Jauhi Konflik Kepentingan
Konsepsi dan kebijakan tentang postur jabatan pengelola BUMN sebaiknya disesuaikan dengan perkembangan zaman. Jumlah komisaris dan direksi BUMN pada saat ini masih terlalu banyak. Ironisnya, BUMN yang tergolong tidak sehat karena sepanjang waktu tidak bisa mencetak keuntungan juga dijejali oleh sederet komisaris dengan gaji tinggi.

Proses penjaringan komisaris BUMN pada saat ini juga seperti “arisan” bagi para mantan menteri Kabinet Indonesia Bersatu dan para tim sukses pemilu presiden. Proses itu jauh dari sifat transparansi dan tanpa ukuran yang jelas. Kinerja para komisaris BUMN jadinya sulit diukur. Apalagi mereka tidak bekerja secara teratur. Kedudukan dan fungsi komisaris di BUMN dinilai oleh banyak pihak justru sering menjadi ganjalan.

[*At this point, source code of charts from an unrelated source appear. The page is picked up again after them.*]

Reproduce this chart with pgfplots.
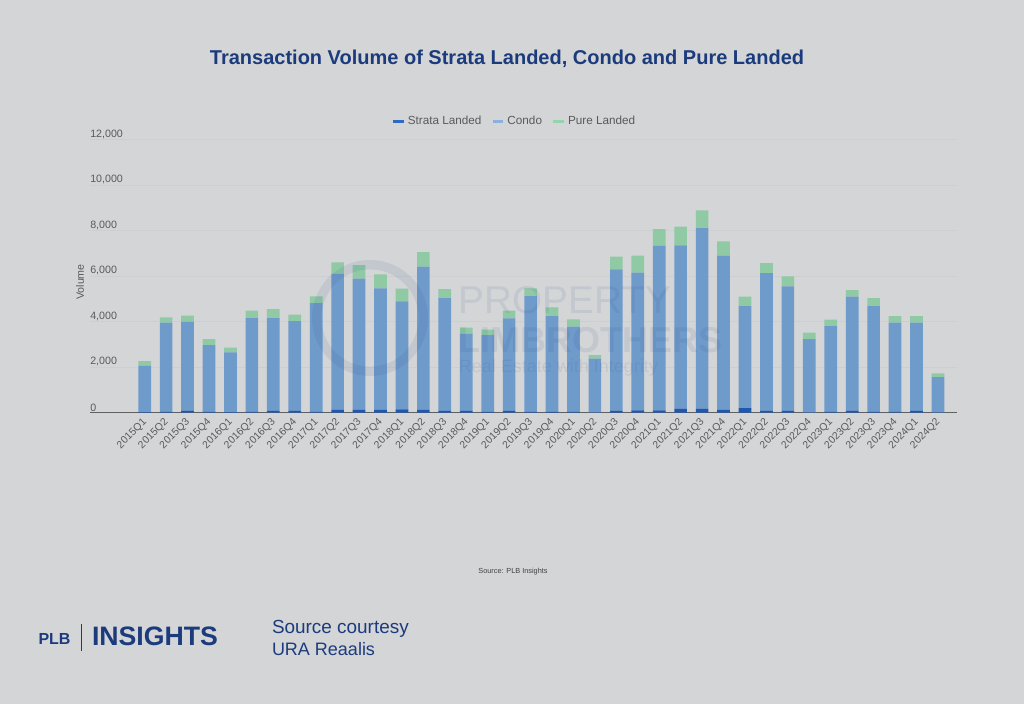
\documentclass[border=0pt]{standalone}
\usepackage{pgfplots}
\pgfplotsset{compat=1.18}
\usepackage{pgfplotstable}
\usepackage{fontspec}
\setmainfont{Liberation Sans}
\definecolor{bg}{HTML}{D4D5D7}
\definecolor{condo}{HTML}{6F9BCB}
\definecolor{pure}{HTML}{8FCAA5}
\definecolor{strata}{HTML}{1F58AE}
\definecolor{strataL}{HTML}{2F6BC6}
\definecolor{condoL}{HTML}{8DB0DE}
\definecolor{pureL}{HTML}{93D3AE}
\definecolor{navy}{HTML}{1B3B7D}
\definecolor{tickgray}{HTML}{5A5A5A}
\definecolor{gridc}{HTML}{CDCED0}

\pgfplotstableread{
x strata condo pure
0 20 2046 205
1 40 3916 234
2 90 3910 263
3 45 2929 264
4 20 2632 205
5 45 4116 322
6 75 4086 395
7 75 3954 278
8 45 4775 293
9 120 5989 498
10 120 5769 601
11 120 5344 616
12 150 4743 557
13 120 6297 644
14 75 4965 395
15 75 3397 264
16 45 3368 235
17 75 4071 337
18 45 5083 336
19 45 4204 380
20 45 3735 322
21 15 2358 161
22 90 6210 556
23 100 6053 747
24 100 7240 732
25 175 7179 821
26 175 7941 777
27 130 6770 630
28 200 4488 410
29 90 6048 440
30 75 5477 440
31 15 3223 278
32 45 3764 278
33 90 5008 293
34 45 4643 352
35 45 3911 293
36 75 3881 293
37 15 1553 161
}\data

\begin{document}
\begin{tikzpicture}
\fill[bg] (0,0) rectangle (768pt,528pt);
\useasboundingbox (0,0) rectangle (768pt,528pt);

% title
\node[anchor=base, text=navy, font=\bfseries\fontsize{15}{17}\selectfont, inner sep=0pt]
  at (380.25pt,479.75pt) {Transaction Volume of Strata Landed, Condo and Pure Landed};

% y label
\node[rotate=90, text=tickgray, font=\fontsize{8}{9}\selectfont, inner sep=0pt] at (60pt,316.5pt) {Volume};

\begin{axis}[
  at={(67.5pt,218.5pt)}, anchor=south west,
  scale only axis, width=650.25pt, height=204.7pt,
  ybar stacked, bar width=9.5pt,
  xmin=-2.55, xmax=37.89, ymin=0, ymax=12000,
  xtick={0,...,37},
  xticklabels={2015Q1,2015Q2,2015Q3,2015Q4,2016Q1,2016Q2,2016Q3,2016Q4,2017Q1,2017Q2,2017Q3,2017Q4,2018Q1,2018Q2,2018Q3,2018Q4,2019Q1,2019Q2,2019Q3,2019Q4,2020Q1,2020Q2,2020Q3,2020Q4,2021Q1,2021Q2,2021Q3,2021Q4,2022Q1,2022Q2,2022Q3,2022Q4,2023Q1,2023Q2,2023Q3,2023Q4,2024Q1,2024Q2},
  ytick={0,2000,4000,6000,8000,10000,12000},
  scaled y ticks=false,
  /pgf/number format/.cd, 1000 sep={,}, assume math mode=true, /pgfplots/.cd,
  major tick length=0pt,
  axis x line=bottom, axis y line=left,
  axis line style={-},
  x axis line style={draw=gray!75!black, line width=0.75pt},
  y axis line style={draw=none},
  ymajorgrids, grid style={gridc, line width=0.5pt},
  yticklabel style={anchor=south west, inner sep=0pt, yshift=0.5pt, text=tickgray, font=\fontsize{8}{9}\selectfont},
  xticklabel style={rotate=45, anchor=north east, inner sep=1pt, xshift=-3pt, text=tickgray, font=\fontsize{7.8}{9}\selectfont},
  legend columns=3,
  legend style={at={(0.490,1.068)}, anchor=center, draw=none, fill=none,
    font=\fontsize{8.8}{10}\selectfont, text=tickgray,
    /tikz/every even column/.append style={column sep=5.5pt}},
  clip=false,
]
\addplot[fill=strata, draw=none,
  legend image code/.code={\draw[line width=2pt, strataL] (0pt,0pt) -- (8pt,0pt);}]
  table[x=x, y=strata]{\data};
\addlegendentry{Strata Landed}
\addplot[fill=condo, draw=none,
  legend image code/.code={\draw[line width=2pt, condoL] (0pt,0pt) -- (8pt,0pt);}]
  table[x=x, y=condo]{\data};
\addlegendentry{Condo}
\addplot[fill=pure, draw=none,
  legend image code/.code={\draw[line width=2pt, pureL] (0pt,0pt) -- (8pt,0pt);}]
  table[x=x, y=pure]{\data};
\addlegendentry{Pure Landed}
\end{axis}

% watermark
\begin{scope}[opacity=0.09]
\draw[navy, line width=7pt] (277.5pt,289.5pt) circle (40pt);
\node[anchor=west, text=navy, font=\fontsize{29}{32}\selectfont, inner sep=0pt] at (344pt,303pt) {PROPERTY};
\node[anchor=west, text=navy, font=\bfseries\fontsize{27}{30}\selectfont, inner sep=0pt] at (344pt,273pt) {LIMBROTHERS};
\node[anchor=west, text=navy, font=\fontsize{13.5}{15}\selectfont, inner sep=0pt] at (344pt,252pt) {Real Estate with Integrity};
\end{scope}

% source
\node[text=black!75, font=\fontsize{5.5}{6}\selectfont, inner sep=0pt] at (384.75pt,99pt) {Source: PLB Insights};

% footer logo
\node[anchor=base west, text=navy, font=\bfseries\fontsize{12}{14}\selectfont, inner sep=0pt] at (28.7pt,44.75pt) {PLB};
\draw[navy, line width=1pt] (61.3pt,40pt) -- (61.3pt,60pt);
\node[anchor=base west, text=navy, font=\bfseries\fontsize{20}{24}\selectfont, inner sep=0pt] at (68.8pt,43.7pt) {INSIGHTS};
\node[anchor=base west, text=navy, font=\fontsize{14.2}{16}\selectfont, inner sep=0pt] at (203.8pt,53.25pt) {Source courtesy};
\node[anchor=base west, text=navy, font=\fontsize{13.5}{16}\selectfont, inner sep=0pt] at (203.8pt,36.4pt) {URA Reaalis};
\end{tikzpicture}
\end{document}
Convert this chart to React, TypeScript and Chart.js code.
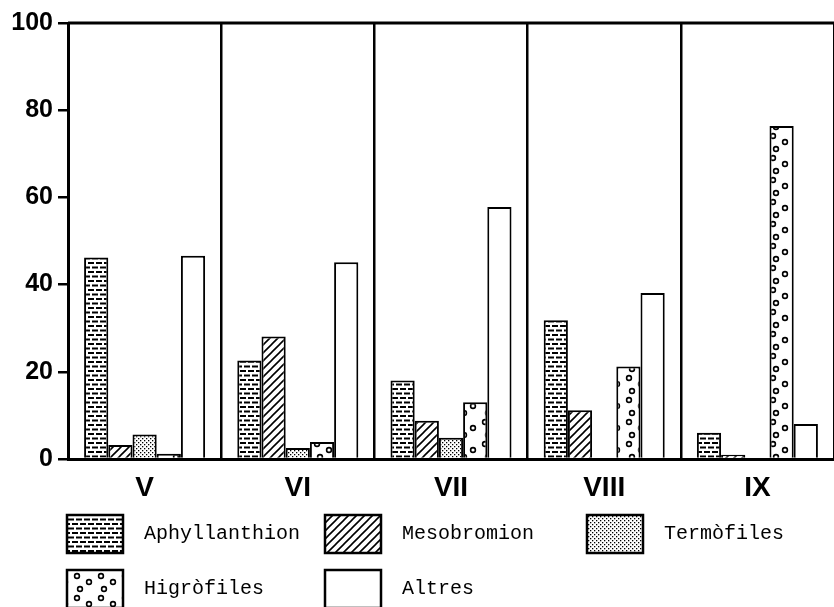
import React, { useEffect, useRef } from 'react';
import { Chart, registerables } from 'chart.js';

Chart.register(...registerables);

const categories = ['V', 'VI', 'VII', 'VIII', 'IX'];
const aphyllanthion = [46.2, 22.6, 18.0, 31.8, 6.0];
const mesobromion = [3.2, 28.1, 8.8, 11.2, 1.0];
const termofiles = [5.6, 2.5, 4.9, 0, 0];
const higrofiles = [1.2, 3.9, 13.0, 21.2, 76.4];
const altres = [46.6, 45.1, 57.8, 38.1, 8.0];
const seriesNames = ['Aphyllanthion', 'Mesobromion', 'Termòfiles', 'Higròfiles', 'Altres'];
const yTickStep = 20;
const yMax = 100;

type Kind = 'dash' | 'diag' | 'dots' | 'rings' | 'blank';
const seriesKinds: Kind[] = ['dash', 'diag', 'dots', 'rings', 'blank'];

function makePattern(kind: Kind): CanvasPattern | string {
  if (kind === 'blank') return '#ffffff';
  const c = document.createElement('canvas');
  let w = 8, h = 8;
  if (kind === 'dash') { w = 8; h = 9; }
  if (kind === 'diag') { w = 8; h = 8; }
  if (kind === 'dots') { w = 4; h = 4; }
  if (kind === 'rings') { w = 24; h = 22; }
  c.width = w; c.height = h;
  const g = c.getContext('2d')!;
  g.fillStyle = '#fff';
  g.fillRect(0, 0, w, h);
  g.fillStyle = '#000';
  g.strokeStyle = '#000';
  if (kind === 'dash') {
    g.fillRect(0, 1, 6, 2);
    g.fillRect(4, 5.5, 4, 2);
    g.fillRect(0, 5.5, 2, 2);
  } else if (kind === 'diag') {
    g.lineWidth = 1.6;
    g.beginPath();
    g.moveTo(-1, 9); g.lineTo(9, -1);
    g.moveTo(-1, 1); g.lineTo(1, -1);
    g.moveTo(7, 9); g.lineTo(9, 7);
    g.stroke();
  } else if (kind === 'dots') {
    g.fillRect(0, 0, 1.3, 1.3);
    g.fillRect(2, 2, 1.3, 1.3);
  } else if (kind === 'rings') {
    g.lineWidth = 1.6;
    const pts = [[5, 4], [17, 10], [8, 17]];
    for (const [x, y] of pts) {
      g.beginPath();
      g.arc(x, y, 2.4, 0, Math.PI * 2);
      g.stroke();
    }
  }
  return g.createPattern(c, 'repeat')!;
}

export default function App() {
  const ref = useRef<HTMLCanvasElement | null>(null);

  useEffect(() => {
    const canvas = ref.current;
    if (!canvas) return;
    const fills = seriesKinds.map(makePattern);
    const values = [aphyllanthion, mesobromion, termofiles, higrofiles, altres];

    const frameTop = {
      id: 'frameTop',
      afterDraw(chart: any) {
        const { ctx, chartArea } = chart;
        ctx.save();
        ctx.strokeStyle = '#000';
        ctx.lineWidth = 3;
        ctx.beginPath();
        ctx.moveTo(chartArea.left, chartArea.top);
        ctx.lineTo(chartArea.right, chartArea.top);
        ctx.stroke();
        ctx.restore();
      },
    };

    const gridLegend = {
      id: 'gridLegend',
      afterDraw(chart: any) {
        const { ctx } = chart;
        const cols = [67, 325, 587];
        const rows = [515, 570];
        const bw = 56, bh = 38;
        ctx.save();
        ctx.font = '20px "Liberation Mono", monospace';
        ctx.textBaseline = 'middle';
        ctx.textAlign = 'left';
        seriesNames.forEach((name, i) => {
          const x = cols[i % 3];
          const y = rows[Math.floor(i / 3)];
          ctx.fillStyle = fills[i] as any;
          ctx.fillRect(x, y, bw, bh);
          ctx.strokeStyle = '#000';
          ctx.lineWidth = 2.5;
          ctx.strokeRect(x, y, bw, bh);
          ctx.fillStyle = '#000';
          ctx.fillText(name, x + bw + 21, y + bh / 2);
        });
        ctx.restore();
      },
    };

    const chart = new Chart(canvas, {
      type: 'bar',
      data: {
        labels: categories,
        datasets: values.map((v, i) => ({
          label: seriesNames[i],
          data: v,
          backgroundColor: fills[i] as any,
          borderColor: '#000',
          borderWidth: 2,
          categoryPercentage: 0.79,
          barPercentage: 1.0,
        })),
      },
      options: {
        animation: false,
        responsive: false,
        devicePixelRatio: 1,
        layout: { padding: { top: 23, left: 0, right: 0, bottom: 100 } },
        plugins: { legend: { display: false }, tooltip: { enabled: false } },
        scales: {
          x: {
            offset: true,
            grid: {
              display: true,
              offset: true,
              drawOnChartArea: true,
              drawTicks: false,
              color: '#000',
              lineWidth: 2.5,
            },
            border: { display: true, color: '#000', width: 3 },
            ticks: {
              color: '#000',
              padding: 12,
              font: { family: '"Liberation Sans", Arial, sans-serif', size: 28, weight: 'bold' },
            },
            afterFit: (s: any) => { s.height = 48; },
          },
          y: {
            min: 0,
            max: yMax,
            ticks: {
              stepSize: yTickStep,
              color: '#000',
              padding: 5,
              font: { family: '"Liberation Sans", Arial, sans-serif', size: 25, weight: 'bold' },
            },
            grid: {
              drawOnChartArea: false,
              drawTicks: true,
              tickLength: 10,
              color: '#000',
              lineWidth: 2.5,
            },
            border: { display: true, color: '#000', width: 3 },
            afterFit: (s: any) => { s.width = 68; },
          },
        },
      } as any,
      plugins: [frameTop, gridLegend],
    });
    return () => chart.destroy();
  }, []);

  return (
    <div style={{ position: 'fixed', left: 0, top: 0, width: 834, height: 607, background: '#fff' }}>
      <canvas ref={ref} width={834} height={607} style={{ display: 'block' }} />
    </div>
  );
}
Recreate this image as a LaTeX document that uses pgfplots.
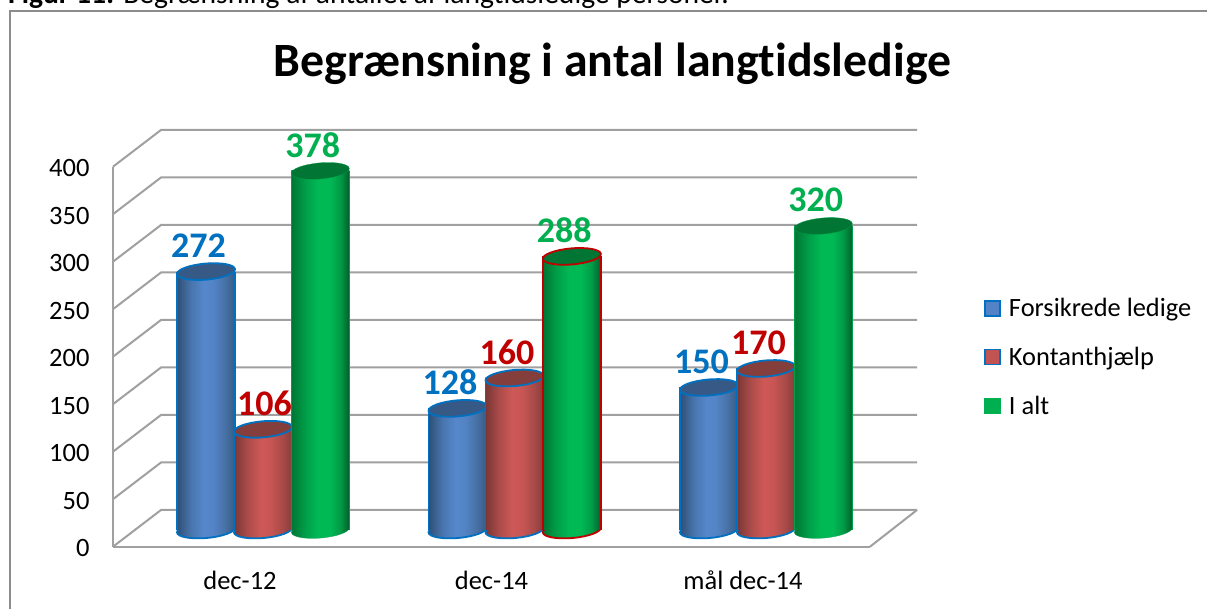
\documentclass[border=0pt]{standalone}
\usepackage{pgfplots}
\usepackage{pgfplotstable}
\pgfplotsset{compat=1.18}
\usepackage{fontspec}
\setmainfont{Carlito}[Ligatures=NoCommon]
\definecolor{gridc}{HTML}{A0A0A0}
\definecolor{framec}{HTML}{8C8C8C}
\definecolor{lblue}{HTML}{0070C0}
\definecolor{lred}{HTML}{C00000}
\definecolor{lgreen}{HTML}{00B050}
\definecolor{a1}{HTML}{2F4F75}\definecolor{a2}{HTML}{4875AD}\definecolor{a3}{HTML}{5687CC}\definecolor{a4}{HTML}{5284C6}\definecolor{a5}{HTML}{4872A6}\definecolor{a6}{HTML}{365A85}
\definecolor{b1}{HTML}{7A3735}\definecolor{b2}{HTML}{AC4C4A}\definecolor{b3}{HTML}{CD5857}\definecolor{b4}{HTML}{C85654}\definecolor{b5}{HTML}{AB4B49}\definecolor{b6}{HTML}{843E3C}
\definecolor{c1}{HTML}{007534}\definecolor{c2}{HTML}{009E48}\definecolor{c3}{HTML}{00B955}\definecolor{c4}{HTML}{00B955}\definecolor{c5}{HTML}{009A47}\definecolor{c6}{HTML}{00602B}
\pgfdeclarehorizontalshading{cyla}{100bp}{color(0bp)=(a1);color(25bp)=(a1);color(37bp)=(a2);color(48bp)=(a3);color(56bp)=(a4);color(66bp)=(a5);color(75bp)=(a6);color(100bp)=(a6)}
\pgfdeclarehorizontalshading{cylb}{100bp}{color(0bp)=(b1);color(25bp)=(b1);color(37bp)=(b2);color(48bp)=(b3);color(56bp)=(b4);color(66bp)=(b5);color(75bp)=(b6);color(100bp)=(b6)}
\pgfdeclarehorizontalshading{cylc}{100bp}{color(0bp)=(c1);color(25bp)=(c1);color(37bp)=(c2);color(48bp)=(c3);color(58bp)=(c4);color(67bp)=(c5);color(75bp)=(c6);color(100bp)=(c6)}
\def\cylell{\pgfpathellipse{\pgfpointorigin}{\pgfpoint{29pt}{2.5pt}}{\pgfpoint{-0.7pt}{8pt}}}
\pgfdeclareplotmark{cyltop}{\cylell\pgfusepathqfillstroke}
\pgfdeclareplotmark{cylbota}{\cylell\pgfshadepath{cyla}{0}\cylell\pgfusepathqstroke}
\pgfdeclareplotmark{cylbotb}{\cylell\pgfshadepath{cylb}{0}\cylell\pgfusepathqstroke}
\pgfdeclareplotmark{cylbotc}{\cylell\pgfshadepath{cylc}{0}\cylell\pgfusepathqstroke}
\pgfplotstableread{
x blue red green
0 272 106 378
1 128 160 288
2 150 170 320
}\datatable
\tikzset{
  lineblue/.style={draw=lblue,line width=1.8pt},
  linered/.style={draw=lred,line width=1.8pt},
  linegreen/.style={draw=c2,line width=0.3pt},
}
\pgfplotsset{
  only0/.style={skip coords between index={1}{3}},
  only1/.style={skip coords between index={0}{1},skip coords between index={2}{3}},
  only2/.style={skip coords between index={0}{2}},
}
% #1 column, #2 x offset, #3 shading suffix, #4 line style, #5 top fill, #6 label colour, #7 row filter, #8 label style
\newcommand{\cyl}[8]{%
\addplot[forget plot,only marks,mark=cylbot#3,mark options={#4},#7] table[x expr=\thisrow{x}+#2,y expr=0] {\datatable};
\addplot[forget plot,ybar,bar width=58pt,bar shift=0pt,draw=none,shading=cyl#3,#7] table[x expr=\thisrow{x}+#2,y=#1] {\datatable};
\addplot[forget plot,ycomb,no marks,#4,#7] table[x expr=\thisrow{x}+#2-0.1153,y=#1] {\datatable};
\addplot[forget plot,ycomb,no marks,#4,#7] table[x expr=\thisrow{x}+#2+0.1153,y=#1] {\datatable};
\addplot[forget plot,only marks,mark=cyltop,mark options={#4,fill=#5},#7,
  nodes near coords,#8,
  every node near coord/.append style={anchor=center,font=\fontsize{36}{40}\selectfont\bfseries,text=#6,xshift=-7.5pt,yshift=26pt}]
  table[x expr=\thisrow{x}+#2,y=#1] {\datatable};
}
\newcommand{\cylgroup}[1]{%
\cyl{blue}{-0.2266}{a}{lineblue}{a6}{lblue}{only#1}{}
\cyl{red}{0}{b}{lineblue}{b6}{lred}{only#1}{coordinate style/.condition={x<0.5}{xshift=9pt}}
}
\begin{document}
\begin{tikzpicture}
\path[use as bounding box] (0pt,0pt) rectangle (1207pt,609pt);
\clip (0pt,0pt) rectangle (1207pt,609pt);
\fill[white] (0pt,0pt) rectangle (1207pt,609pt);
% caption clipped by the top edge
\node[anchor=base west,inner sep=0pt,font=\fontsize{29.6}{33}\selectfont] at (8pt,605.5pt) {\textbf{Figur 11:} Begrænsning af antallet af langtidsledige personer.};
% frame
\draw[framec,line width=2pt] (9.5pt,0pt) -- (9.5pt,598pt) -- (1207pt,598pt);
% title
\node[font=\fontsize{47.8}{52}\selectfont\bfseries,inner sep=0pt] at (612.5pt,545pt) {Begrænsning i antal langtidsledige};
% back wall grid and side wall
\foreach \v in {0,...,8}{
  \draw[gridc,line width=2pt] (113pt,{62.3pt+47.5pt*\v}) -- (161pt,{99pt+47.5pt*\v}) -- (917pt,{99pt+47.5pt*\v});
}
\draw[gridc,line width=2pt] (870pt,62.3pt) -- (917pt,99pt);
% front plane: axes and tick labels
\begin{axis}[
  at={(113pt,62.3pt)},anchor=south west,
  scale only axis,width=757pt,height=380pt,
  xmin=-0.505,xmax=2.505,ymin=0,ymax=400,
  axis x line=bottom,axis y line=left,
  axis line style={gridc,line width=2pt,-},
  xtick={0,1,2},xticklabels={dec-12,dec-14,mål dec-14},
  ytick={0,50,...,400},
  major tick length=0pt,
  /pgf/number format/assume math mode=true,
  tick label style={font=\fontsize{26.5}{30}\selectfont},
  xticklabel style={yshift=-20.5pt},
  yticklabel style={anchor=east,xshift=-20pt,yshift=-1.5pt},
]
\end{axis}
% bar plane
\begin{axis}[
  at={(137.25pt,79pt)},anchor=south west,
  scale only axis,width=754.5pt,height=380pt,
  xmin=-0.5,xmax=2.5,ymin=0,ymax=400,
  hide axis,clip=false,clip marker paths=true,
  /pgf/number format/assume math mode=true,
  legend cell align=left,
  legend image code/.code={\draw[#1,line width=1.8pt] (0pt,-7.5pt) rectangle (15pt,7.5pt);},
  legend style={at={(axis description cs:1.1225,0.455)},anchor=west,draw=none,fill=none,inner sep=0pt,outer sep=0pt,
    font=\fontsize{26.4}{30}\selectfont,row sep=25pt,
    /tikz/every odd column/.append style={column sep=6pt}},
]
\addlegendimage{draw=lblue,fill=a3!80!a2}
\addlegendentry{Forsikrede ledige}
\addlegendimage{draw=lblue,fill=b3!85!b1}
\addlegendentry{Kontanthjælp}
\addlegendimage{draw=lgreen,fill=lgreen}
\addlegendentry{I alt}
\cylgroup{0}
\cyl{green}{0.228}{c}{linegreen}{c1}{lgreen}{only0}{}
\cylgroup{1}
\cyl{green}{0.228}{c}{linered}{c1}{lgreen}{only1}{}
\cylgroup{2}
\cyl{green}{0.228}{c}{linegreen}{c1}{lgreen}{only2}{}
\end{axis}
\end{tikzpicture}
\end{document}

Masih relevan survei terhadap ratusan perusahaan multinasional yang dilakukan oleh majalah Fortune. Hasil survei itu menyatakan bahwa 40% dewan pengawas atau komisaris di perusahaan multinasional hanya berfungsi sebagai tukang stempel. Memang ada langkah reformasi BUMN, namun semuanya masih berjalan di tempat karena terbelit oleh persoalan conflict of interest dari pengelola.

Penerapan praktik good corporate governance tidak bisa berjalan dengan baik dan hanya sekadar menjadi hiasan. Kinerja komisaris BUMN terlihat mandul karena kurang memiliki kompetensi bisnis dalam mengelola perusahaan. Kondisinya sangat kontradiktif dengan definisi corporate governance yang dirumuskan Thomas L Wheelen & J David Hunger, yakni bagaimana pihak-pihak inti yang berkepentingan dengan perusahaan saling berinteraksi dan bersinergi secara cepat. Pihak-pihak itu adalah pemegang saham (shareholders), pengelola (top management), dewan pengawas atau komisaris (board of directors).

Model komisaris yang ideal bagi BUMN adalah model Catalyst, yakni model yang pro-aktif dalam melakukan kontrol dan evaluasi kinerja korporasi. Cara yang efektif untuk mendapatkan komisaris model Catalyst adalah dengan merekrut mereka yang berasal dari luar birokrasi atau di luar sistem kekuasaan.